Lo Duca couldn’t remember exactly when the big one took place – 2006 or 2007. That’s a giveaway. He did remember that he was catching Billy Wagner that day. It was Mets-Phillies. West was behind home plate.

Wagner got three called strikeouts in a row. Lo Duca heard later that West was repaying a favour. Wagner had let him drive his 1957 Chevy.

That is a perfect bar story. It is just kooky enough to be true.

Small problem – West umpired one Mets-Phillies game in 2006 and 2007. Wagner did not pitch in it.

Another tall tale giveaway – fuzzy numbers. Lo Duca said he’d been ejected eight or nine times over his career by West.
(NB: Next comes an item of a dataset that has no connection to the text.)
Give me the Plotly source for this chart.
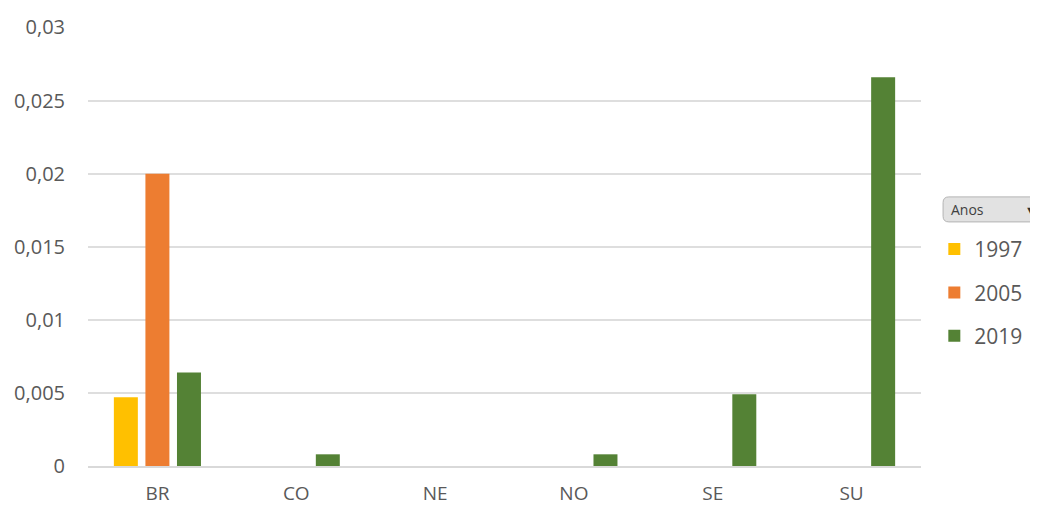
import plotly.graph_objects as go

categories = ["BR", "CO", "NE", "NO", "SE", "SU"]
s1997 = [0.0047, 0, 0, 0, 0, 0]
s2005 = [0.0200, 0, 0, 0, 0, 0]
s2019 = [0.0064, 0.0008, 0, 0.0008, 0.0049, 0.0266]
series_names = ["1997", "2005", "2019"]
colors = ["#FFC000", "#ED7D31", "#548235"]
ytick_vals = [0, 0.005, 0.01, 0.015, 0.02, 0.025, 0.03]
legend_title = "Anos"

fig = go.Figure()
for name, vals, c in zip(series_names, [s1997, s2005, s2019], colors):
    fig.add_trace(go.Bar(x=categories, y=vals, name=name, marker_color=c,
                         marker_line_width=0, legendgroup=name))

font_fam = "Open Sans, Liberation Sans, sans-serif"
# page body has an 8px default margin: size the figure to the visible area
fig.update_layout(
    width=1030, height=497,
    margin=dict(l=80, r=117, t=19, b=39, autoexpand=False),
    paper_bgcolor="white", plot_bgcolor="white",
    separators=",.",
    barmode="group", bargap=0.318, bargroupgap=0.24,
    font=dict(family=font_fam, size=20, color="#595959"),
    showlegend=True,
    legend=dict(x=1.016, y=0.54, xanchor="left", yanchor="top",
                traceorder="grouped", tracegroupgap=13,
                font=dict(size=21, color="#595959"), itemwidth=30),
    xaxis=dict(showgrid=False, showline=True, linecolor="#d9d9d9", linewidth=1.5,
               ticks="", ticklabelstandoff=9, tickfont=dict(size=19),
               automargin=False),
    yaxis=dict(range=[0, 0.03003], tickvals=ytick_vals, showgrid=True,
               gridcolor="#dedede", gridwidth=1.5, zeroline=False, showline=False,
               ticks="", ticklabelstandoff=22, tickfont=dict(size=20),
               automargin=False),
    shapes=[dict(type="path", xref="paper", yref="paper",
                 path="M 1.0335,0.556 L 1.16,0.556 L 1.16,0.613 L 1.0335,0.613 "
                      "Q 1.0265,0.613 1.0265,0.600 L 1.0265,0.569 "
                      "Q 1.0265,0.556 1.0335,0.556 Z",
                 fillcolor="#e2e2e2", line=dict(color="#b4b4b4", width=1),
                 layer="above")],
    annotations=[
        dict(xref="paper", yref="paper", x=1.034, y=0.5845,
             xanchor="left", yanchor="middle", text=legend_title,
             showarrow=False, font=dict(size=14, color="#404040")),
        dict(xref="paper", yref="paper", x=1.131, y=0.5845,
             xanchor="center", yanchor="middle", text="▼",
             showarrow=False, font=dict(size=11, color="#303030")),
    ],
)
fig.write_html("out.html")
Is it eight or is it nine?

Well, actually, it’s one. West ejected Lo Duca one time. But in tall-tale terms, the number one only lands with a bang if you’re talking about the number of times you’ve been pronounced dead.

West took offence at the inference that he is a cheat, and not even a very ambitious one. He sued. A New York judge agreed with him. The court awarded West US$250,000 in damages. It awarded him another US$250,000 so that he could hire a PR team to repair his reputation.
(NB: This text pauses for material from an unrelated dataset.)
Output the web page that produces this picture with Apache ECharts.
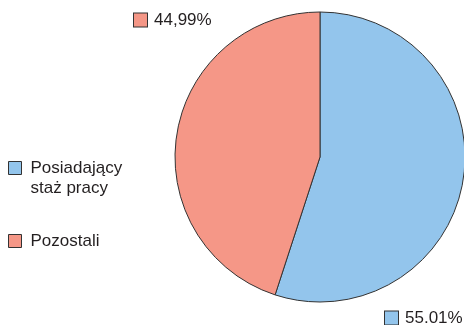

This story got pushed around the internet Tuesday as an interesting oddity. Umpire sues catcher; gets strikeout. It’s a semi-decent punchline. But there is a world in which this is the first of many.

Lo Duca was working within a sacred tradition in sports – the war story. Sports are built on war stories. Everybody in the business could tell you a dozen stories about your favourite players and coaches that would blow your mind.

Are they all true? Probably not. They’re also not false. They’re somewhere in between.

You are pretty certain about the ones you experienced firsthand. Those ones are close to Bible truth. In fairness, you may have made some small adjustments to them over the years. Just to improve flow, you understand.

Would you print one of them in the newspaper? Not without hanging about 400 weasel words around it in order to make it very clear that this is kinda, sorta the way this went down, and isn’t meant to be understood as forensic evidence.

You certainly wouldn’t publicly retell any tall tale that makes someone look bad. That is contrary to the tall-tale ethos. They are meant to amuse, not injure. The distinction is the difference between a fish story and calumny.

If you have any savvy, you understand when you are being told a tall tale. You do not run off and report it like it actually happened, because it probably didn’t, and because, by its nature, it is impossible to verify.

(They like to say in my family that we are directly related to James Joyce. Are we? I have no clue and never will. That story is too good to fact check.)

Not being able to report something you heard doesn’t stop you from telling it to other hacks, improving it slightly as you do.

This may be where Lo Duca went wrong – audience confusion. It’s possible he’s told that story about the umpire who loves classic cars a million times to a million people. It may have started in something resembling testify-under-oath truth, and gradually became unrecognizable. The numbers keep getting bigger, and the identifying details keep getting fuzzier. Maybe it wasn’t even Joe West to begin with.

He may have told it to journalists before, every one of whom would have been delighted to hear it, and none of whom would have repeated it in print. Because we don’t knowingly publish things that are: a) untrue; b) have the potential to get us fired from our jobs; and c) I refer you back to b).

But now he’s recounting the story – and this is important to remember if you ever find yourself thinking of telling the one about how your ex-girlfriend’s dad maybe once killed a hitchhiker – in front of a hot mic.

People don’t seem to understand how hot mics work any more. They are no longer confined to microphones. All interviews with journalists are hot mics. If it’s connected to WiFi, your phone is a hot mic. If you’re telling the story to a bunch of people and you don’t know one of them, your audience is a hot mic. Act accordingly.

Of course, no one will. The laughter you hoped to elicit as a reward in the bar is now available 24 hours a day as likes on the internet. All of us, especially former celebrities, are moths to that flame.

With that in mind, tall tales require a couple more rules.

When telling them, avoid cruelty as best you can. No one ever sued over a lie that made them look smarter, funnier or more attractive than they really are.

And if you see even the most rudimentary technology pointed toward you – a camera, a spiral-bound notebook, a blinking cursor – go with the boring truth instead.